I was still nowhere near as excited as I should have been.
This wasn’t just any road trip, after all, because my friend is a grade-A planner. We were going from New Jersey to California, and passing through 15 states along the way. I was going to camp (for my first time) at several national parks, and see what I knew would be some of the most beautiful sights my eyes would ever be able to see.
And trust me, they’re more beautiful than you could ever imagine. So beautiful, in fact, I had to constantly remind myself that what I was looking at was real.
That probably sounds exaggerated, but it isn’t. You’ll understand a little more the meaning of “breathtaking” after laying your eyes on something like The Grand Canyon for the first time.
It would actually be nice if you could lay your eyes somewhere. At times on the trip, I wished I could just leave my eyes in different places and pick them up later, when they felt satisfied. But I was still in Miami, both aware and wholly unaware of what was to come. I lay back down to continue sunburning, happy as I possibly could be.
Fast forward from January to the month of May. Our lists were made, equipment bought and food shopped. We loaded the car at 5 a.m. and took off. Ahead of us was 18 days of pure adventure, coffee and Red Bull.
Now I’m going to tell you how we did it, and more importantly, what we ate along the way. Every hard part was easier than I thought it would be, and every single part was more enjoyable than I ever could have imagined.
Here’s some information to get you planning your own:
Food We Brought or Bought Along the Way:
- Canned fish/chicken
- Actual chicken
- Beef jerky (try toasting it over the fire!)
- Dried fruit
- Sweet Potatoes
- Peppers/onions/tomatoes/other vegetables to cook with and make into salads (you can buy these along the way so they’re fresh)
- Rice (we measured out the rice and water with a ladle)
- Peanut butter
- Oatmeal packets
- Tea/Instant Coffee
- Ingredients for S’mores
- Spices: garlic powder and cumin (bring whatever spices you like, these are two that I like and are versatile)
- Ground tarp
- Sleepings bags and sleeping pads
- Water bottles
- Fire starter
- Fire steel
- Tent flashlight
- Collapsible sink
- Small cutting board
- Cookware and cooking utensils (spatula, tongs, ladle, etc.)

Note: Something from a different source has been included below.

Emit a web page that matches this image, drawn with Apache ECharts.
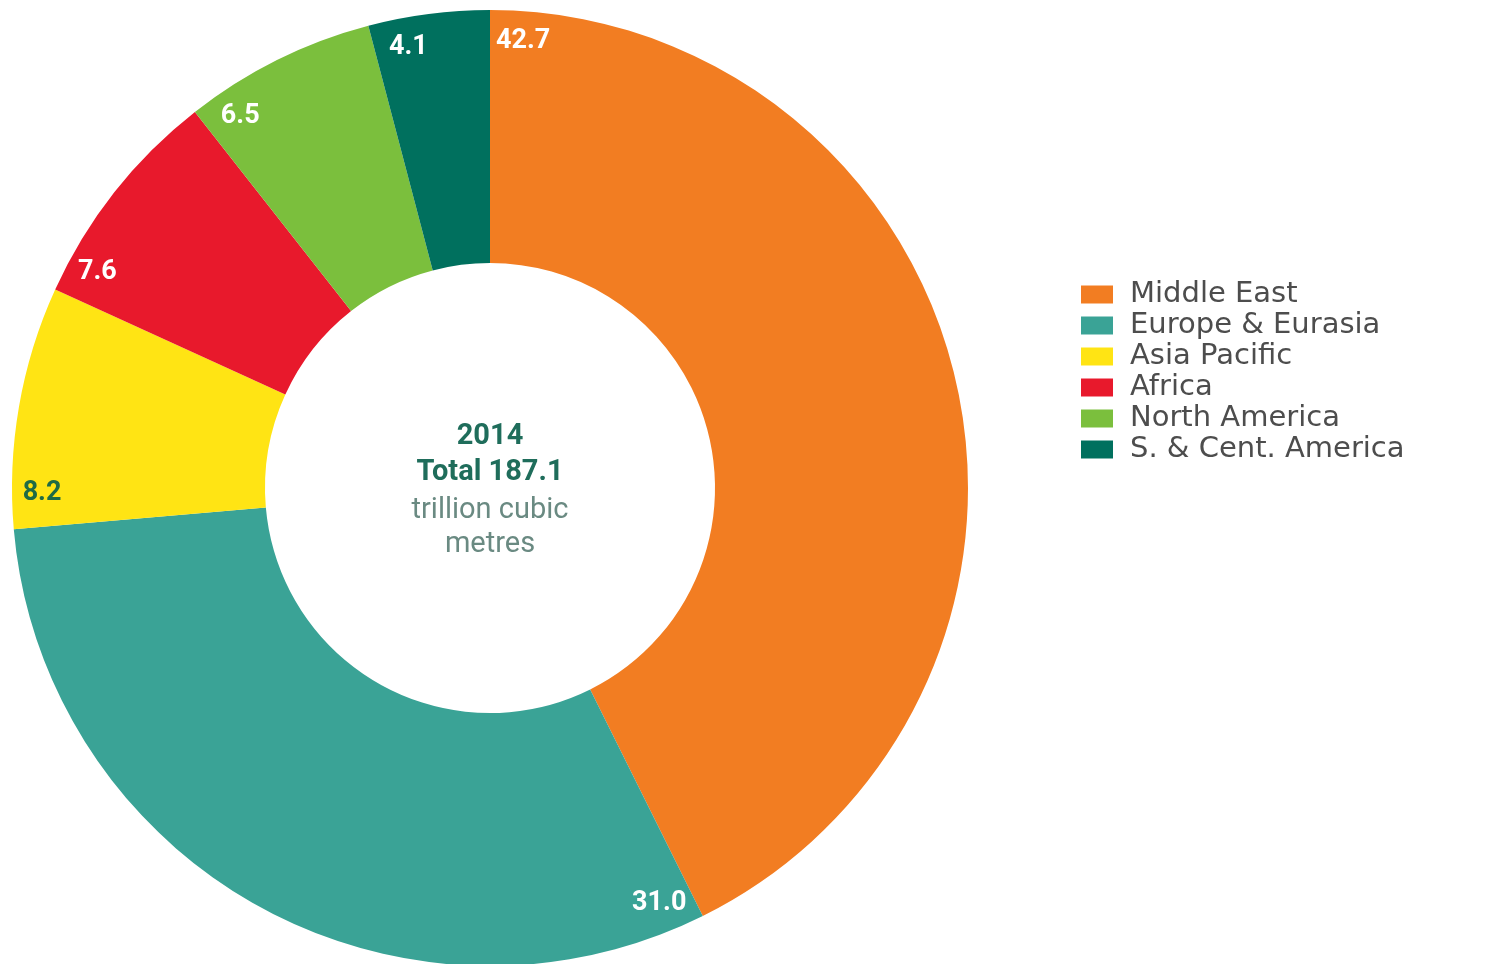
<!DOCTYPE html>
<html>
<head>
<meta charset="utf-8">
<title>Proved natural gas reserves 2014</title>
<script src="https://cdn.jsdelivr.net/npm/echarts@6/dist/echarts.min.js"></script>
<style>
  html, body { margin: 0; padding: 0; background: #ffffff; }
  #chart { width: 1496px; height: 964px; }
</style>
</head>
<body>
<div id="chart"></div>
<script>
// Share of proved gas reserves by region, 2014 (per cent of world total)
const regions = ['Middle East', 'Europe & Eurasia', 'Asia Pacific', 'Africa', 'North America', 'S. & Cent. America'];
const shares = [42.7, 31.0, 8.2, 7.6, 6.5, 4.1];
const regionColors = ['#F27D22', '#3AA396', '#FFE414', '#E8192C', '#7BBF3D', '#00705E'];
const labelColors = ['#ffffff', '#ffffff', '#1F6B45', '#ffffff', '#ffffff', '#ffffff'];
const centreLines = ['2014', 'Total 187.1', 'trillion cubic', 'metres'];

const CX = 490, CY = 488, R_IN = 225, R_OUT = 478;
const LABEL_R = 448;          // radius at which value labels sit
const LABEL_SHIFT = 0.074;    // radians past the start edge of each slice

const total = shares.reduce((a, b) => a + b, 0);
const startFrac = [];
shares.reduce((acc, v) => { startFrac.push(acc / total); return acc + v; }, 0);

const chart = echarts.init(document.getElementById('chart'), null, { renderer: 'canvas' });

chart.setOption({
  animation: false,
  color: regionColors,
  legend: {
    orient: 'vertical',
    left: 1076,
    top: 274,
    itemWidth: 32,
    itemHeight: 18,
    itemGap: 0,
    icon: 'rect',
    selectedMode: false,
    data: regions,
    textStyle: {
      fontFamily: 'DejaVu Sans, sans-serif',
      fontSize: 29,
      color: '#4d4d4d',
      lineHeight: 31,
      padding: [0, 0, 0, 12]
    }
  },
  graphic: centreLines.map((t, i) => ({
    type: 'text',
    x: CX,
    y: [437, 473, 511, 545][i],
    silent: true,
    style: {
      text: t,
      textAlign: 'center',
      textVerticalAlign: 'middle',
      fontFamily: 'Roboto, sans-serif',
      fontSize: 29,
      fontWeight: i < 2 ? 'bold' : 'normal',
      fill: i < 2 ? '#1F6D5B' : '#6A8A82'
    }
  })),
  series: [{
    type: 'pie',
    center: [CX, CY],
    radius: [R_IN, R_OUT],
    startAngle: 90,
    clockwise: true,
    silent: true,
    avoidLabelOverlap: false,
    data: regions.map((name, i) => ({
      name,
      value: shares[i],
      label: { color: labelColors[i] }
    })),
    label: {
      show: true,
      position: 'inside',
      formatter: p => p.value.toFixed(1),
      fontFamily: 'Roboto, sans-serif',
      fontWeight: 'bold',
      fontSize: 27
    },
    labelLine: { show: false },
    labelLayout: function (params) {
      const a = startFrac[params.dataIndex] * Math.PI * 2 + LABEL_SHIFT;
      return {
        x: CX + LABEL_R * Math.sin(a),
        y: CY - LABEL_R * Math.cos(a),
        align: 'center',
        verticalAlign: 'middle'
      };
    }
  }]
});
</script>
</body>
</html>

- Plates, bowls, cups, and cutlery
- Aluminum foil
- Garbage bags
- Hot gloves
- Toilet Paper (in case things get dicey on a hike–we never needed it at the campsites)
- First Aid Kit
- Rope (always comes in handy–helped us out when the storage unit we tied on the top our car broke open)
- Gorilla tape
- Water-tight bag
- Lots of ice (you’ll be buying more all along the way)
- Propane grill and several propane tanks (we used at least four or five)
Other Tips and Info:
- Our road trip spanned 18 days. In that time we travelled from New Jersey to California, stopping at several national parks along the way.

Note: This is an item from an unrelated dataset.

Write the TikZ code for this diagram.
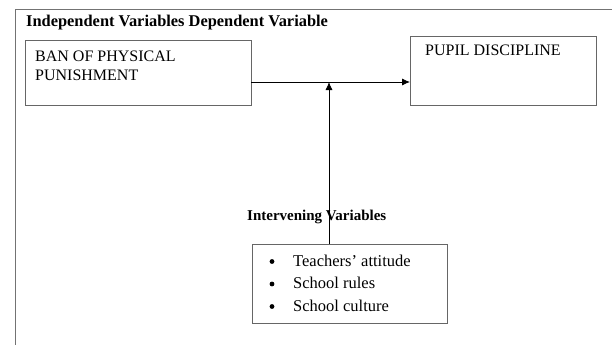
\documentclass[tikz,border=0pt]{standalone}
\usepackage{fontspec}
\setmainfont{Liberation Serif}
\usetikzlibrary{arrows.meta}
\begin{document}
\begin{tikzpicture}[x=1pt,y=-1pt,
  frame/.style={draw=black!55,line width=0.8pt},
  box/.style={draw=black!60,line width=0.8pt},
  lbl/.style={anchor=base west,inner sep=0pt,font=\fontsize{16}{18}\selectfont},
  item/.style={anchor=base west,inner sep=0pt,font=\fontsize{16.5}{18}\selectfont},
  hdr/.style={anchor=base west,inner sep=0pt,font=\fontsize{16.4}{18}\selectfont\bfseries},
  ivhdr/.style={anchor=base west,inner sep=0pt,font=\fontsize{15}{17}\selectfont\bfseries},
  conn/.style={draw=black,line width=0.8pt,-{Latex[length=8pt,width=7pt]}}]
\useasboundingbox (0,0) rectangle (612,345);
\draw[frame] (612,9) -- (15,9) -- (15,345);
\node[hdr] (title) at (26,27) {Independent Variables Dependent Variable};
\draw[box] (25,40) rectangle (251,105);
\coordinate (banR) at (251,82);
\node[lbl] (bt1) at (35,61) {BAN OF PHYSICAL};
\node[lbl] (bt2) at (35,80) {PUNISHMENT};
\draw[box] (410,36) rectangle (596,105);
\coordinate (pupL) at (410,82);
\node[lbl] (pt) at (425,56) {PUPIL DISCIPLINE};
\node[ivhdr] (iv) at (247,220) {Intervening Variables};
\draw[box] (252,244) rectangle (447,323);
\coordinate (ivT) at (329,244);
\coordinate (join) at (329,82);
\node[item] (i1) at (293,266) {Teachers' attitude};
\node[item] (i2) at (293,288.5) {School rules};
\node[item] (i3) at (293,311) {School culture};
\fill (272,261.5) circle (2.4pt);
\fill (272,284) circle (2.4pt);
\fill (272,306.5) circle (2.4pt);
\draw[conn] (banR) -- (pupL);
\draw[conn] (ivT) -- (join);
\end{tikzpicture}
\end{document}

- For those in the tri-state area, your trip may look similar to ours. We went from New Jersey → Pennsylvania → Ohio → Illinois → Indiana → Iowa → Nebraska → Colorado → Utah → Nevada → California → Arizona → Utah → Colorado → Kansas → Missouri → Indiana → Illinois → Ohio → Pennsylvania → New Jersey
- The gas for the entire trip costed just over $800. This was split among four people (the more the merrier). We were driving a 2005 Honda Pilot for the space, though it isn’t a fuel efficient car.
- I spent about $150 food shopping for the trip. This was enough food to last the whole trip, though we actually had a lot left over. Don’t make the mistake of buying too many canned foods and dried goods. Cooking while camping is one of the of the most fun parts! You don’t need any recipes, just simple food that you’ll enjoy more than you can imagine after a 17 mile hike.

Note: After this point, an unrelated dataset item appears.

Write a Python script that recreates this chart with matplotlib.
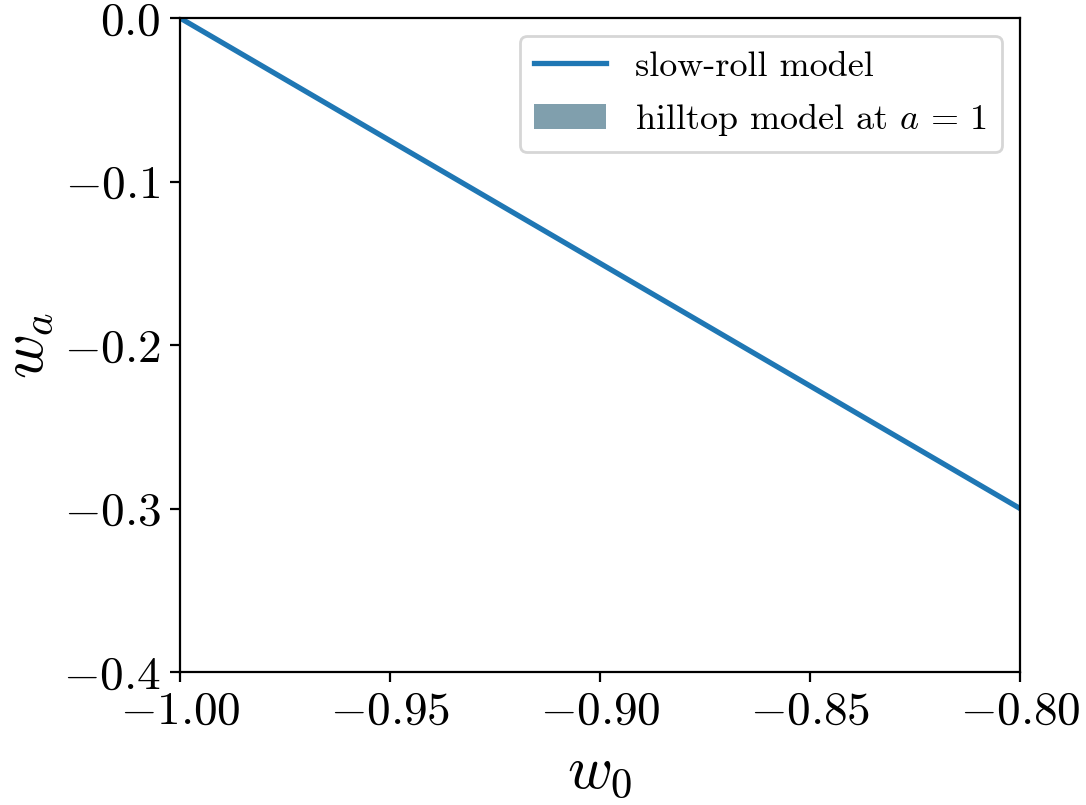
import matplotlib
matplotlib.use("Agg")
import matplotlib.pyplot as plt
from matplotlib.patches import Patch

plt.rcParams["font.family"] = "serif"
plt.rcParams["font.serif"] = ["cmr10"]
plt.rcParams["mathtext.fontset"] = "cm"
plt.rcParams["axes.formatter.use_mathtext"] = True

# slow-roll line endpoints (w0, wa)
w0_slow = [-1.00, -0.80]
wa_slow = [0.00, -0.30]

x_ticks = [-1.00, -0.95, -0.90, -0.85, -0.80]
y_ticks = [0.0, -0.1, -0.2, -0.3, -0.4]

fig = plt.figure(figsize=(5.43, 4.025), dpi=200)
ax = fig.add_subplot(111)
fig.subplots_adjust(left=180 / 1086, right=1020 / 1086,
                    top=1 - 18 / 805, bottom=1 - 672 / 805)

ax.plot(w0_slow, wa_slow, color="#1f77b4", lw=1.9, label="slow-roll model")
hilltop = Patch(facecolor="#809fad", edgecolor="none",
                label=r"hilltop model at $a\,=\,1$")

ax.set_xlim(-1.0, -0.8)
ax.set_ylim(-0.4, 0.0)
ax.set_xticks(x_ticks)
ax.set_yticks(y_ticks)
ax.tick_params(labelsize=17)
ax.set_xlabel(r"$w_0$", fontsize=22)
ax.set_ylabel(r"$w_a$", fontsize=22, labelpad=3)

ax.legend(handles=[ax.lines[0], hilltop], loc="upper right", fontsize=13)

fig.savefig("out.png", dpi=200)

- We spent under a $100 each for motels along the way, though we did spend four nights at a friend’s house in California. Camping reservations were very cheap, and buying an inexpensive America the Beautiful pass will cover all of the parks’ entrance fees.
- We stopped and camped in White River National Forest, Zion National Park, Great Basin National Park, Yosemite National Park, Sequoia/Kings National Park, Grand Canyon National Park, and Bryce Canyon National Park.
- We were allowed to make fires at most of the campsites, but have a propane grill handy to be safe.
This isn’t all the information you’ll need, but it’ll prevent a lot of mishaps. Though, even the mishaps were fun. Problems don’t feel so big when you’re standing in front of El Capitan or the General Sherman Tree. They have a unique way of putting you in your place, making you small, while helping you to realize the grandeur of it all.
If you want to take a trip you’ll remember for the rest of your life and you’re strapped for cash, a road trip is what you were looking for.
Be like my friend. Plan it, and don’t forget to ask me if I want to come.